The course is logically divided in three parts.

Part I: Refresher.
At the beginning of the semester we will review important concepts from probability theory and Laplace and z transforms.

Part II: Simulation Techniques.
This part addresses the development of simulation models, including:

  • generation of random numbers and stochastic variates
  • simulation designs
  • estimation techniques for analyzing endogenously created data
  • validation

Part III: Queueing Theory.
This part introduces a number of fundamental concepts and techniques, including:

  • stochastic processes and Markov processes
  • Poisson process
  • birth-death processes
  • the M/M/1 queue and variants
  • Erlang and Coxian distributions as models of service time
  • the M/G/1 queue
  • priority queueing and conservation laws

Textbook

Students are required to purchase the following textbook:

  • L. Kleinrock, Queueing Systems, vol. 1: Theory, Wiley. ISBN: 0-471-49110-1

I also suggest the following two books as reference:

  • L. Kleinrock, Queueing Systems, vol. 2: Computer Applications, Wiley
  • W. Drake, Fundamentals of Applied Probability Theory, McGraw-Hiil (or any other book on probability theory and transforms)

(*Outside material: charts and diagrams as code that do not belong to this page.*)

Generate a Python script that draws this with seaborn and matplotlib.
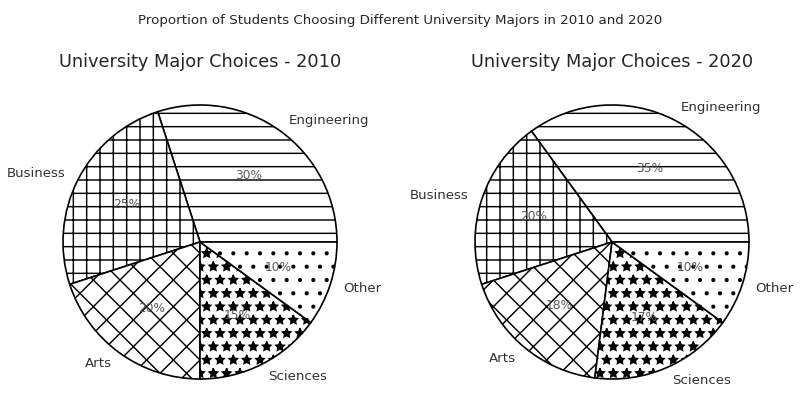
import matplotlib
matplotlib.use("Agg")
import matplotlib.pyplot as plt
import seaborn as sns

sns.set_style("white")
plt.rcParams['font.family'] = ['DejaVu Sans']
plt.rcParams['hatch.linewidth'] = 1.3

majors = ["Engineering", "Business", "Arts", "Sciences", "Other"]
share_2010 = [30, 25, 20, 15, 10]
share_2020 = [35, 20, 18, 17, 10]
hatches = ["-", "+", "x", "*", "."]

fig = plt.figure(figsize=(10, 5.125), dpi=80)
fig.suptitle("Proportion of Students Choosing Different University Majors in 2010 and 2020",
             fontsize=12, y=0.965, color=".15")

W, H = 800.0, 410.0
r = 137.0
side = 2.5 * r
positions = [(200, 242), (612, 242)]
data = [(share_2010, "2010"), (share_2020, "2020")]

for (cx, cy), (vals, year) in zip(positions, data):
    ax = fig.add_axes([(cx - side / 2) / W, (H - cy - side / 2) / H, side / W, side / H])
    wedges, texts, autotexts = ax.pie(
        vals, labels=majors, autopct="%1.0f%%", startangle=0,
        colors=["white"] * len(vals),
        wedgeprops=dict(edgecolor="black", linewidth=1.5),
        textprops=dict(fontsize=12, color=".2"))
    for w, h in zip(wedges, hatches):
        w.set_hatch(h)
    for t in autotexts:
        t.set_fontsize(11)
        t.set_color(".35")
    ax.set_title("University Major Choices - " + year, fontsize=16, color=".15", pad=-4)

fig.savefig("out.png", dpi=80)
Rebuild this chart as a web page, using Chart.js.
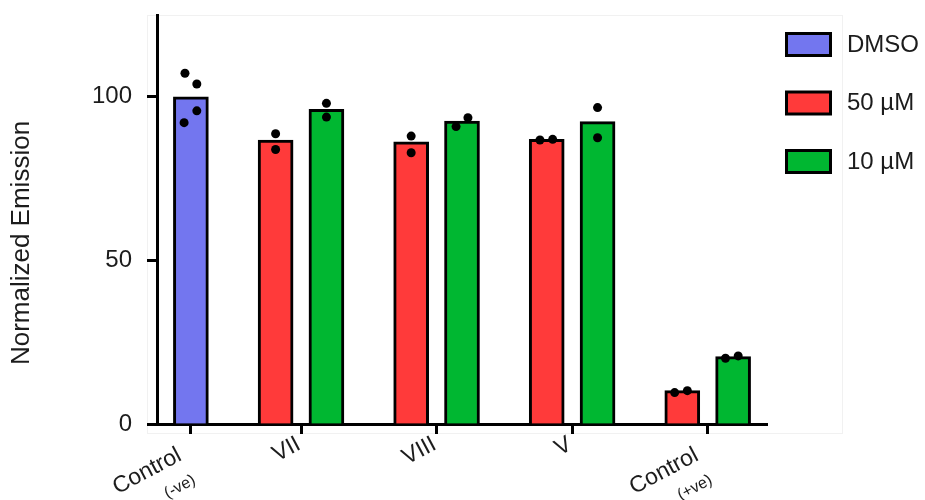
<!DOCTYPE html>
<html>
<head>
<meta charset="utf-8">
<script src="https://cdn.jsdelivr.net/npm/chart.js@4.4.1/dist/chart.umd.min.js"></script>
<style>
  html, body { margin: 0; padding: 0; background: #ffffff; }
  #c { display: block; }
</style>
</head>
<body>
<canvas id="c" width="925" height="500"></canvas>
<script>
// Compounds on the x axis, with the small note written under two of them
const groups = ['Control', 'VII', 'VIII', 'V', 'Control'];
const groupNotes = ['(-ve)', '', '', '', '(+ve)'];
const treatments = ['DMSO', '50 µM', '10 µM'];
const yTickValues = [0, 50, 100];

// Slot of each bar along the x axis (DMSO only appears in the first group)
const dmsoSlots = [0];
const dose50Slots = [5, 13, 21, 29];
const dose10Slots = [8, 16, 24, 32];
const groupTickSlots = [0, 6.5, 14.5, 22.5, 30.5];

// Mean normalized emission per bar
const dmsoMean = [100];
const dose50Mean = [86.8, 86.2, 87.0, 10.2];
const dose10Mean = [96.2, 92.6, 92.4, 20.6];

// Individual replicates per bar
const dmsoReps = [[107.2, 103.9, 95.7, 92.1]];
const dose50Reps = [[88.7, 83.9], [88.0, 82.9], [86.8, 87.0], [9.6, 10.2]];
const dose10Reps = [[98.0, 93.8], [90.9, 93.6], [96.7, 87.5], [20.1, 20.8]];

// Sideways spread of the replicate dots inside each bar, in slot units
const dmsoSpread = [[-0.35, 0.35, 0.35, -0.4]];
const dose50Spread = [[0, 0], [0, 0], [-0.4, 0.35], [-0.45, 0.3]];
const dose10Spread = [[0, 0], [-0.35, 0.35], [0, 0], [-0.45, 0.3]];

const FONT = '"Liberation Sans", Arial, Helvetica, sans-serif';
const TEXT = '#1c1c1c';
const COLORS = ['#7376EF', '#FF3A3A', '#00B731'];

function barSet(label, slots, means, color) {
  return {
    type: 'bar',
    label: label,
    data: slots.map((s, i) => ({ x: s, y: means[i] })),
    backgroundColor: color,
    borderColor: '#000000',
    borderWidth: 3,
    barThickness: 35,
    stack: 'bars',
    order: 2
  };
}

function dots(slots, reps, spread) {
  const out = [];
  slots.forEach((s, i) => {
    reps[i].forEach((v, j) => out.push({ x: s + spread[i][j], y: v }));
  });
  return out;
}

const replicatePoints = [].concat(
  dots(dmsoSlots, dmsoReps, dmsoSpread),
  dots(dose50Slots, dose50Reps, dose50Spread),
  dots(dose10Slots, dose10Reps, dose10Spread)
);

// Frame, rotated category labels, axis title and legend
const decorations = {
  id: 'decorations',
  beforeDraw(chart) {
    const ctx = chart.ctx;
    ctx.save();
    ctx.fillStyle = '#ffffff';
    ctx.fillRect(0, 0, chart.width, chart.height);
    ctx.strokeStyle = '#f1f1f1';
    ctx.lineWidth = 1;
    ctx.strokeRect(147.5, 15.5, 695, 418);
    ctx.restore();
  },
  afterDraw(chart) {
    const ctx = chart.ctx;
    const xs = chart.scales.x;
    const ang = -28 * Math.PI / 180;
    ctx.save();
    ctx.fillStyle = TEXT;

    // category labels
    groupTickSlots.forEach((v, i) => {
      const px = xs.getPixelForValue(v);
      ctx.save();
      ctx.textAlign = 'right';
      ctx.textBaseline = 'middle';
      if (groupNotes[i]) {
        ctx.translate(px - 11, 454);
        ctx.rotate(ang);
        ctx.font = '23px ' + FONT;
        ctx.fillText(groups[i], 0, 0);
        ctx.font = '16px ' + FONT;
        ctx.fillText(groupNotes[i], 1, 29);
      } else {
        ctx.translate(px - 2, 443);
        ctx.rotate(ang);
        ctx.font = '23px ' + FONT;
        ctx.fillText(groups[i], 0, 0);
      }
      ctx.restore();
    });

    // y axis title
    ctx.save();
    ctx.translate(22, 243);
    ctx.rotate(-Math.PI / 2);
    ctx.textAlign = 'center';
    ctx.textBaseline = 'middle';
    ctx.font = '26px ' + FONT;
    ctx.fillText('Normalized Emission', 0, 0);
    ctx.restore();

    // legend
    const rows = [32, 90.5, 149];
    chart.data.datasets.filter(d => d.type === 'bar').forEach((d, i) => {
      const top = rows[i];
      ctx.fillStyle = d.backgroundColor;
      ctx.fillRect(786.5, top + 1.5, 44, 22);
      ctx.strokeStyle = '#000000';
      ctx.lineWidth = 3;
      ctx.strokeRect(786.5, top + 1.5, 44, 22);
      ctx.fillStyle = TEXT;
      ctx.font = '24px ' + FONT;
      ctx.textAlign = 'left';
      ctx.textBaseline = 'middle';
      ctx.fillText(d.label, 847, top + 13);
    });
    ctx.restore();
  }
};

const axisLine = { display: true, color: '#000000', width: 3 };
const tickMarks = {
  display: true,
  offset: false,
  drawOnChartArea: false,
  drawTicks: true,
  tickLength: 10,
  tickWidth: 3,
  tickColor: '#000000'
};

new Chart(document.getElementById('c'), {
  type: 'bar',
  data: {
    datasets: [
      barSet(treatments[0], dmsoSlots, dmsoMean, COLORS[0]),
      barSet(treatments[1], dose50Slots, dose50Mean, COLORS[1]),
      barSet(treatments[2], dose10Slots, dose10Mean, COLORS[2]),
      {
        type: 'scatter',
        label: 'replicates',
        data: replicatePoints,
        pointRadius: 4.5,
        pointBackgroundColor: '#000000',
        pointBorderWidth: 0,
        showLine: false,
        order: 0
      }
    ]
  },
  options: {
    responsive: false,
    devicePixelRatio: 1,
    animation: false,
    layout: { padding: { top: 15, right: 158, bottom: 0, left: 0 } },
    plugins: { legend: { display: false }, tooltip: { enabled: false } },
    scales: {
      x: {
        type: 'linear',
        min: -2,
        max: 34,
        offset: false,
        afterBuildTicks: s => { s.ticks = groupTickSlots.map(v => ({ value: v })); },
        afterFit: s => { s.height = 76; s.paddingLeft = 0; s.paddingRight = 0; },
        ticks: { autoSkip: false, maxRotation: 0, callback: () => '' },
        grid: tickMarks,
        border: axisLine
      },
      y: {
        min: 0,
        max: 125,
        stacked: false,
        afterBuildTicks: s => { s.ticks = yTickValues.map(v => ({ value: v })); },
        afterFit: s => { s.width = 157; s.paddingTop = 0; s.paddingBottom = 0; },
        ticks: { padding: 15, color: TEXT, font: { size: 24, family: FONT } },
        grid: tickMarks,
        border: axisLine
      }
    }
  },
  plugins: [decorations]
});
</script>
</body>
</html>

I will also make available an extensive set of lecture slides.

Grading

Students are required to complete all assignments and show all work in order to receive full credit. The final grade will be determined using the following weights:

  • 45% — Three programming projects (15% each)
  • 15% — Homework assignments (of equal weight)
  • 20% — Midterm exam (open book)
  • 20% — Final exam (comprehensive, open book)

Policies

Attendance: Attendance is not mandatory but strongly encouraged. Students are responsible for making up any course material they miss.

Assignments: No hard copies of assignments or solutions will be handed out. New assignments and solutions will be announced in class and/or the course mailing list, and will be available on the course web page.

Submission: Students must submit their assignments as PDF or Word files using the submit facility. The deadline for submission is midnight (Eastern time) on the day due. Any deadline extensions are up to the discretion of the instructor, and will be announced to the whole class. Extensions may be provided to individual students only in advance of the submission deadline and only under extenuating circumstances.

Late Submission: No late assignments will be accepted and no partial credit will be given for late assignments without a valid excuse.

Cheating: Homework and projects are individual assignments and students are required to submit their own solutions. All students are bound by the University's academic integrity policies (refer to the relevant section below).

Teaching Assistant

Lingnan Gao (glingna@ncsu.edu) is the TA for this course.

His office hours are: Tuesdays and Thursdays from 4:15-5:15pm in Room 1229B of the EB2 building. Alternatively, you may contact him to arrange for an online chat or video call at a mutually convenient time.

Feel free to contact the TA for any questions about the course.

Office Hours

My office is in Room 2306 of the EB II building.

My office hours are 4:15-5:15pm on Mondays and Wednesdays. Distance students may either call me during those times, or may arrange to stop by or call at a different mutually convenient time.

Academic Integrity

Students are required to respect the NC State academic integrity policies.